- _CHALLENGE_: Without the pictures, print the lines running from the beginning of the material to the line containing "const TEXT = '#25253a';", both ends included.
------------------------------------------------
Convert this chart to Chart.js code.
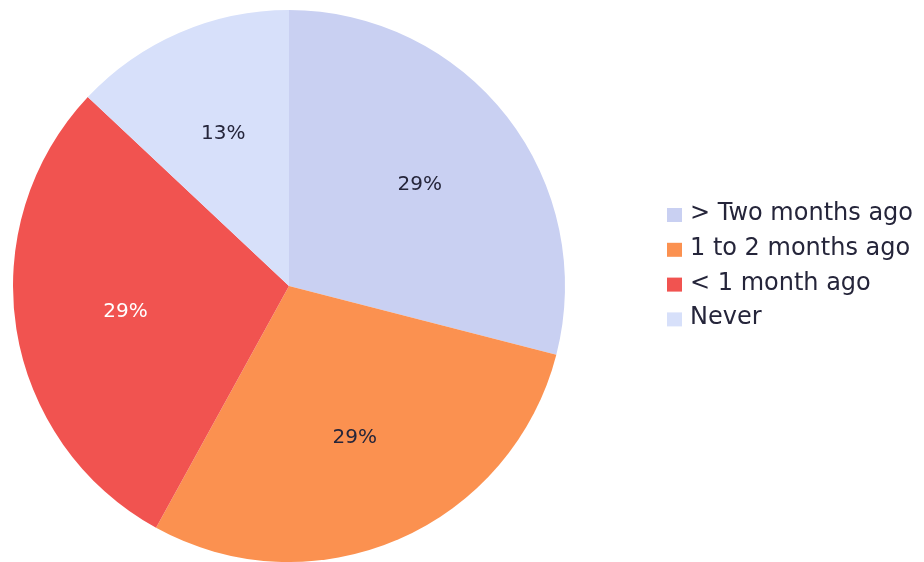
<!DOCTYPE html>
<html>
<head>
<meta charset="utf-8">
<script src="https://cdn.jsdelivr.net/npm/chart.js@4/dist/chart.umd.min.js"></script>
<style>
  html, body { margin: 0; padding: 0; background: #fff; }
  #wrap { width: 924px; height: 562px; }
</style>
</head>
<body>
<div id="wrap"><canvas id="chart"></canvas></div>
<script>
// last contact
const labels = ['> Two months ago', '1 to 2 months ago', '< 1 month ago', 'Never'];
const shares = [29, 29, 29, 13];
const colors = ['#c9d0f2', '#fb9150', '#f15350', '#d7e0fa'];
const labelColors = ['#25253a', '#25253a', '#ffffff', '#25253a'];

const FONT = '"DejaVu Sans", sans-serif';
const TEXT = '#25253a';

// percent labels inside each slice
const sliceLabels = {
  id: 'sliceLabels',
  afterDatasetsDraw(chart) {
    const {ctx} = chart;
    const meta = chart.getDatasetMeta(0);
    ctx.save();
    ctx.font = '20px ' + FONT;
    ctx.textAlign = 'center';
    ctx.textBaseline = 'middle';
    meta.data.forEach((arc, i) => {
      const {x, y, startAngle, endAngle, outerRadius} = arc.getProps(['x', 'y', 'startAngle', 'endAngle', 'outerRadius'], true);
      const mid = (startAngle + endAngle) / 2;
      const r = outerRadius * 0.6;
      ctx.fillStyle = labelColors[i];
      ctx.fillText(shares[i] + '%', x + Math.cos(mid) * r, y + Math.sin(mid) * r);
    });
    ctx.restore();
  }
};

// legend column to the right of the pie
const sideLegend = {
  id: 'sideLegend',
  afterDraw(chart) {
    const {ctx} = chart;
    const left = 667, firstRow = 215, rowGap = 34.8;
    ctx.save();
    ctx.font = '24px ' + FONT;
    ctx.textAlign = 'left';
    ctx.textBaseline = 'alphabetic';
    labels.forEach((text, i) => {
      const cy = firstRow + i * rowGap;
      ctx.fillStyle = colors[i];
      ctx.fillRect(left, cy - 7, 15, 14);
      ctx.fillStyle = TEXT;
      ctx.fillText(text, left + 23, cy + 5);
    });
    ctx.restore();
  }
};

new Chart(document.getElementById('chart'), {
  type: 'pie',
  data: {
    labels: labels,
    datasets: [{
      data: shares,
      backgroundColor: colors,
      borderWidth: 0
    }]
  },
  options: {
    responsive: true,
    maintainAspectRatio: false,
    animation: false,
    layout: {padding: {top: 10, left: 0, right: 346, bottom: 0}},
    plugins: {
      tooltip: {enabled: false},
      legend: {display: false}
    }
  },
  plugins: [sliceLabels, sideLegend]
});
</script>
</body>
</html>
------------------------------------------------
- _WRITTEN SOLUTION_:
Convert this chart to Chart.js code.
<!DOCTYPE html>
<html>
<head>
<meta charset="utf-8">
<script src="https://cdn.jsdelivr.net/npm/chart.js@4/dist/chart.umd.min.js"></script>
<style>
  html, body { margin: 0; padding: 0; background: #fff; }
  #wrap { width: 924px; height: 562px; }
</style>
</head>
<body>
<div id="wrap"><canvas id="chart"></canvas></div>
<script>
// last contact
const labels = ['> Two months ago', '1 to 2 months ago', '< 1 month ago', 'Never'];
const shares = [29, 29, 29, 13];
const colors = ['#c9d0f2', '#fb9150', '#f15350', '#d7e0fa'];
const labelColors = ['#25253a', '#25253a', '#ffffff', '#25253a'];

const FONT = '"DejaVu Sans", sans-serif';
const TEXT = '#25253a';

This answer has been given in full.